• WORK REQUIRED: In the data below, find every line that has the string "chart", and copy it.

• DATA:
☆ ☆ ☆

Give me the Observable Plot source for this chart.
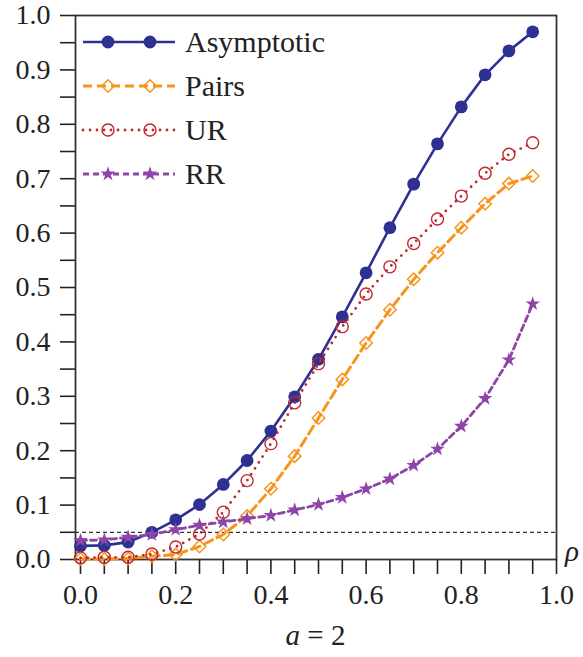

☆ ☆ ☆

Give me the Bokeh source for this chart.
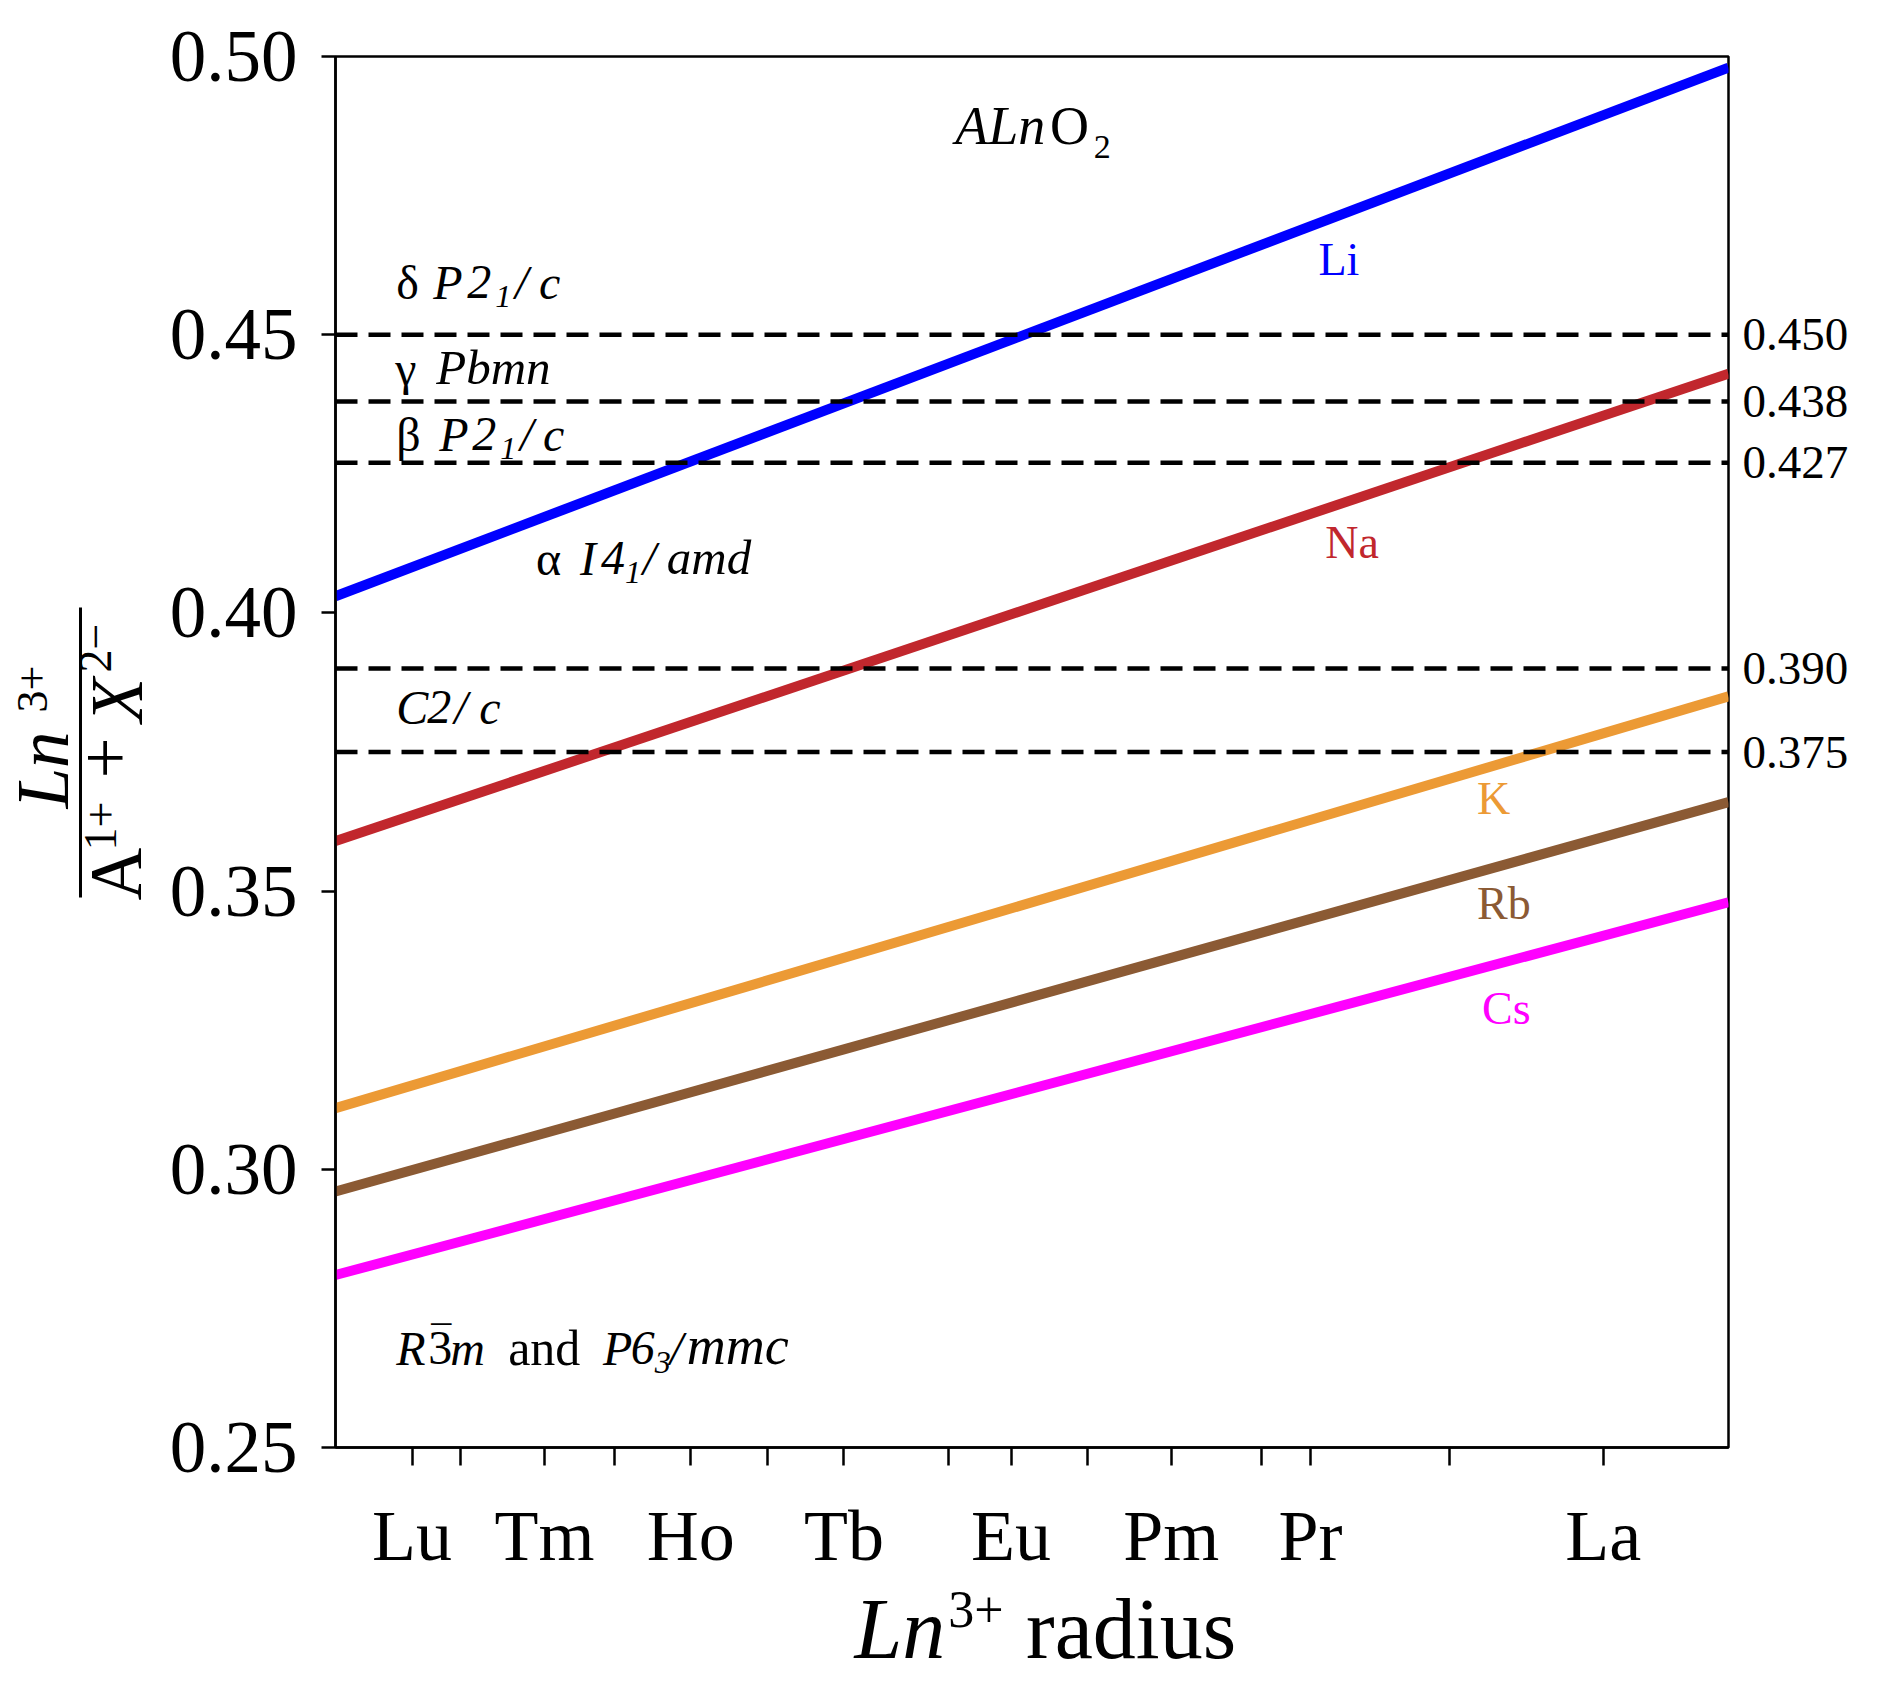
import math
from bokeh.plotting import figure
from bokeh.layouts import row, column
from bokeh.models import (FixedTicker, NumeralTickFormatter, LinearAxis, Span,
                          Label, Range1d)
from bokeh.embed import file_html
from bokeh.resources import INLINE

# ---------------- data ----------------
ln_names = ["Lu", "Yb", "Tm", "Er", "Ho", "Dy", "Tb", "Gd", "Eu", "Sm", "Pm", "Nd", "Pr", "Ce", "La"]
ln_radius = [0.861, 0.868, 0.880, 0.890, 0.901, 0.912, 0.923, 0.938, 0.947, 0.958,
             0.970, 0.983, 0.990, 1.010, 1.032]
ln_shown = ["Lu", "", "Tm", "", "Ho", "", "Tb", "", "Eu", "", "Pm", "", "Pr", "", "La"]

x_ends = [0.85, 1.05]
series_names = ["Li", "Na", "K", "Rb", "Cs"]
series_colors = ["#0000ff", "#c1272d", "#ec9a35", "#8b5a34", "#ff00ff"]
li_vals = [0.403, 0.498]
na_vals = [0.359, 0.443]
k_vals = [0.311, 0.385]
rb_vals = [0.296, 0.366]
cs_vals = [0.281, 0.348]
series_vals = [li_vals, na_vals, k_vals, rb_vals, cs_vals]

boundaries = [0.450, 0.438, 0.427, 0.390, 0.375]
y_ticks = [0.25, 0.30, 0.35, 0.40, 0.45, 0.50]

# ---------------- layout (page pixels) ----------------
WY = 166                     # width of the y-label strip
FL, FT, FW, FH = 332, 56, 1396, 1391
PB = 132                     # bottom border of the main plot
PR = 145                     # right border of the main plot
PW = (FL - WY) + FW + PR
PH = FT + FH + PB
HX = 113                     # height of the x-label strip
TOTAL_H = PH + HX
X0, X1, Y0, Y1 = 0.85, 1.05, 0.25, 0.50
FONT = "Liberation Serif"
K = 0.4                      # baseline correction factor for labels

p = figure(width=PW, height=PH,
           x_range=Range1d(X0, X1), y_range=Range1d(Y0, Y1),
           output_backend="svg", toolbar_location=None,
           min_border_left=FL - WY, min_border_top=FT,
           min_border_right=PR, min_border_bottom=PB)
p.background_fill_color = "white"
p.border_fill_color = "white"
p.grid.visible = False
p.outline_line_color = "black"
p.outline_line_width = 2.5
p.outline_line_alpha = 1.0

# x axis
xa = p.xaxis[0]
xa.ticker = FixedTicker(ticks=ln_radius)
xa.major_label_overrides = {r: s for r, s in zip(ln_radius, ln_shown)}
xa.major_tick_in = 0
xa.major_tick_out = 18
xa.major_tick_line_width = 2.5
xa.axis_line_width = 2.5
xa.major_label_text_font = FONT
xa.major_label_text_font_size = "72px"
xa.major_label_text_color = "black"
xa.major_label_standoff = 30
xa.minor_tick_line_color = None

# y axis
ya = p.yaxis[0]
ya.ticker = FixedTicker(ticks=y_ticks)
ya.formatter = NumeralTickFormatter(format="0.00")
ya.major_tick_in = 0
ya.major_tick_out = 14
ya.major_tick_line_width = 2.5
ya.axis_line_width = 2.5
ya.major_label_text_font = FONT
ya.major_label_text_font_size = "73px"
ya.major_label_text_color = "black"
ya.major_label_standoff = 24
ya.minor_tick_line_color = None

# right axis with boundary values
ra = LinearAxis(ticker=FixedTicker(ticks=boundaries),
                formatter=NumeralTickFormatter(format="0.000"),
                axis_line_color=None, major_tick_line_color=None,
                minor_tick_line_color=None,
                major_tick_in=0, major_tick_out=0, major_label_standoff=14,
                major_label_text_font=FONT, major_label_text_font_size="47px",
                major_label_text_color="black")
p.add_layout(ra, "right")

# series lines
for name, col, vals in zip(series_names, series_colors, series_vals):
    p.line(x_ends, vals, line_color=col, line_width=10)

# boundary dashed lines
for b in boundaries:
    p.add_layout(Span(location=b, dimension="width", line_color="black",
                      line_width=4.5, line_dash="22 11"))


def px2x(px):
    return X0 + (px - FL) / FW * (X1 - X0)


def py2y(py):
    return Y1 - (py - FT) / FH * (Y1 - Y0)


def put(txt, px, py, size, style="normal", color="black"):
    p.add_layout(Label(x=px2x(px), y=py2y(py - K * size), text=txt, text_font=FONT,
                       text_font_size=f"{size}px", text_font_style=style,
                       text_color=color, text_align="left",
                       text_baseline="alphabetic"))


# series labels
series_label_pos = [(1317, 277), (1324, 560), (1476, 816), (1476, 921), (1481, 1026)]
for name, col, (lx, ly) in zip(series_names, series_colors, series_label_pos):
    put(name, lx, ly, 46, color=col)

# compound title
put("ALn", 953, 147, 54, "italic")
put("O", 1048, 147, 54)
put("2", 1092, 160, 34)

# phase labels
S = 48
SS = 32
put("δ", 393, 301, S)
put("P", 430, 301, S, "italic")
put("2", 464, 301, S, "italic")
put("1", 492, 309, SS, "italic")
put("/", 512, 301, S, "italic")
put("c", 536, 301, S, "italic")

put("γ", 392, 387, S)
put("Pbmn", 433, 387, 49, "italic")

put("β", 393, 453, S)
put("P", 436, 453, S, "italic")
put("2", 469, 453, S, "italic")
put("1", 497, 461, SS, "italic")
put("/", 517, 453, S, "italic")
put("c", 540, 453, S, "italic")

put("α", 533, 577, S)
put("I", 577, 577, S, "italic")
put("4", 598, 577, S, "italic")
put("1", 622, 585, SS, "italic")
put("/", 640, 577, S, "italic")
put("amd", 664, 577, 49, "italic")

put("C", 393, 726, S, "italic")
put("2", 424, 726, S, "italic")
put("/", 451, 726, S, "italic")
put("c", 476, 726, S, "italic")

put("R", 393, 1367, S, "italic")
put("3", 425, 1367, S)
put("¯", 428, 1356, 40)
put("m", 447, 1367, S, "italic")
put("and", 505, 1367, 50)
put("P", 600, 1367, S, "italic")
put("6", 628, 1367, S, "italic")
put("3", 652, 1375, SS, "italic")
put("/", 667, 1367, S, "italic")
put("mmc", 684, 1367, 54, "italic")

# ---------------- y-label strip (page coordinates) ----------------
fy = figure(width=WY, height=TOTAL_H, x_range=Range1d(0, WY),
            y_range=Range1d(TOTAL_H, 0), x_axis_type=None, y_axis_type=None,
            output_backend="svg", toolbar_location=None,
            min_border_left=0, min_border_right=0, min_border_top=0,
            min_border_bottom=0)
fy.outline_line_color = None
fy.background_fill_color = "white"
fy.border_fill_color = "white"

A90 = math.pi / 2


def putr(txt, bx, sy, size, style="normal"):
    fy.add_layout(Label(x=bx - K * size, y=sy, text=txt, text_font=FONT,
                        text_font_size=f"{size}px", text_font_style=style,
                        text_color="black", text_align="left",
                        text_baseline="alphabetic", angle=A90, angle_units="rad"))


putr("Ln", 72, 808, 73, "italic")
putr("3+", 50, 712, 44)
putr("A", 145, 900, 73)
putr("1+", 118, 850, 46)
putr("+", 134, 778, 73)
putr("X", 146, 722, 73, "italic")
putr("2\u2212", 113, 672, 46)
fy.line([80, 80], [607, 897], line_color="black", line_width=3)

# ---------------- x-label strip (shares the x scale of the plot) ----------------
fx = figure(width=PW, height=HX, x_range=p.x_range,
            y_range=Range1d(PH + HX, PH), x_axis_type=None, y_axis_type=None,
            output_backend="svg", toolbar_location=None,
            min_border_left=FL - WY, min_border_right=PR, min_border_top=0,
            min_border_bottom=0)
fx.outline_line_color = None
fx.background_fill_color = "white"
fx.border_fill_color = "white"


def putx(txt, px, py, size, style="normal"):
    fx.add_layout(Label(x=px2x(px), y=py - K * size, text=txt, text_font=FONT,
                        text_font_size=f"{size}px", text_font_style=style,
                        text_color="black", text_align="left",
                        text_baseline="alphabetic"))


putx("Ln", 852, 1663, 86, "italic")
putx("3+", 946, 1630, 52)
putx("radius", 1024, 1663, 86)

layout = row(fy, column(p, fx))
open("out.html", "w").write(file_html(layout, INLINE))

☆ ☆ ☆

• THE COMPLETED TASK:
Give me the Observable Plot source for this chart.
Give me the Bokeh source for this chart.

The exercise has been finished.